竹の子狩りはキツネ狩り・虎狩りと並んで世界三代狩りと称されるものであり、狩りにおいては日本文化を代表するものだといわれている。これについては大造爺さんが

「わしゃあ、雁狩りで教科書まで載ったんじゃから、雁狩りを日本の狩りの代表にすべきじゃあねえか」

と抗議をしたのだが、雁狩り(かりかり)という響きが猫のドライフードを連想させることから適切ではないとの判断が国際狩り連盟日本支部によってなされたといわれている。

竹の子狩りは竹取の翁による「かぐや姫探し」とはまったく異なるものであるので注意しなければならない。竹の子狩りはあくまでも旬を楽しむために行うスポーツとしての狩りであり、一攫千金を狙うかぐや姫探しとはその精神の根本においてまったく異なっている。

竹の子を狩るということは、母竹がそばにいる危険性を常に考慮をしておかなければならない。母竹はたおやかではあるが、自分の子を守るためには労を厭わない。しかし、母竹の攻撃性は大変に弱い。最も多く繰り出される防御は「根っこクレードル」と呼ばれる技である。竹の子を自らの根で囲み、シャベルやスコップの攻撃から竹の子を己が体の一部を用いて守るのである。さらに「地下茎固め」をされると、竹の子に到達することはほぼ不可能である。

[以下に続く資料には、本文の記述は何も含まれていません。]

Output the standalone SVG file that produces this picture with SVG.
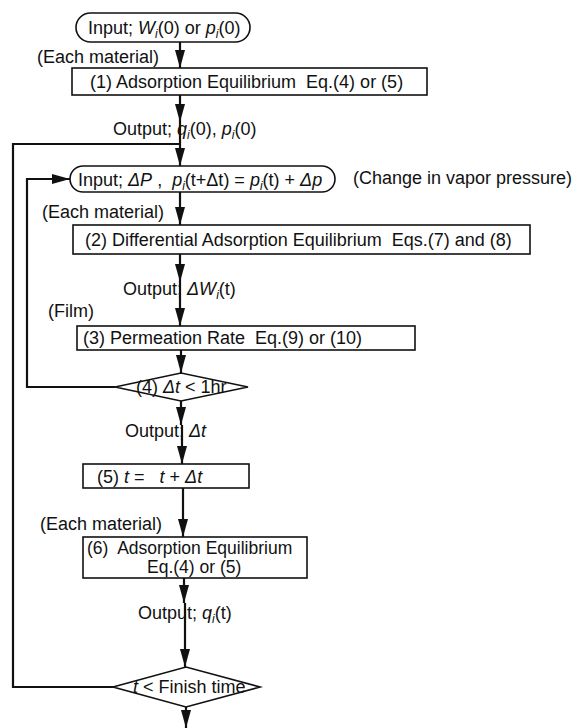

それでもなおかつ竹の子に迫ろうとすると、母竹は最期の攻撃を繰り出してくる。これは遠くから聞こえる鶯の声や竹の葉の間から漏れてくる柔らかな春の日差しを用いて、時間の感覚を狂わせるものである。この攻撃により、竹の子狩りを行っている人間は正確な時間を忘れ、気がついたら思ったよりも時間が経っており疲労が頂点に達してしまい、竹やぶから出ることができなくなる。竹やぶの中では時間は常に一定の速さで一定方向に流れているわけではなく、竹の総意に基づいて自在な流れとなっていることを忘れてはいけない。




…などと考えながら夢中で竹の子を掘りました。くろすけが用事をしている一時間くらいの間に八本。

掘りたてをちょっとかじってみたらかすかなえぐみと口に広がるさわやかな甘味。すごくおいしかったです。

最後に掘った竹の子はなかなか地下茎から外れなくてシャベルで思い切ってぎゅっと押しあげた瞬間、ロケットのように飛んでいって斜面をころころ転がり落ちていったので、

「竹の子、待てー、俺から逃れられると思っているのか!」

などどいいながら追いかけていたら、斜面を登ってくるくろすけと鉢合わせてものすごくびっくりしました。完全に竹やぶの中で時間やらくろすけも一緒に来ていたことなんかも忘れていたので。

くろすけも一本小さいのを掘って、お昼でも食べてから帰ろうか、と話していたのですが。やはり竹の子は掘ってすぐにあく抜きをするのがいいのでまっすぐ帰ってきました。四本はシャベルを借りたお礼にくろすけ実家に届けることにして、とりあえず5本をゆでることにしました。

DSC_0104.jpg

いやあ、掘りたての竹の子、本当においしいですね。柔らかで。

学校が始まって忙しい毎日ですが、竹の子はひまになるのを待ってくれないのでがんばって掘りに行きました。ちなみに、他人の土地に許可なく入っていって掘ったりはしていません。勝手に竹の子を掘るのは窃盗罪ですもんね。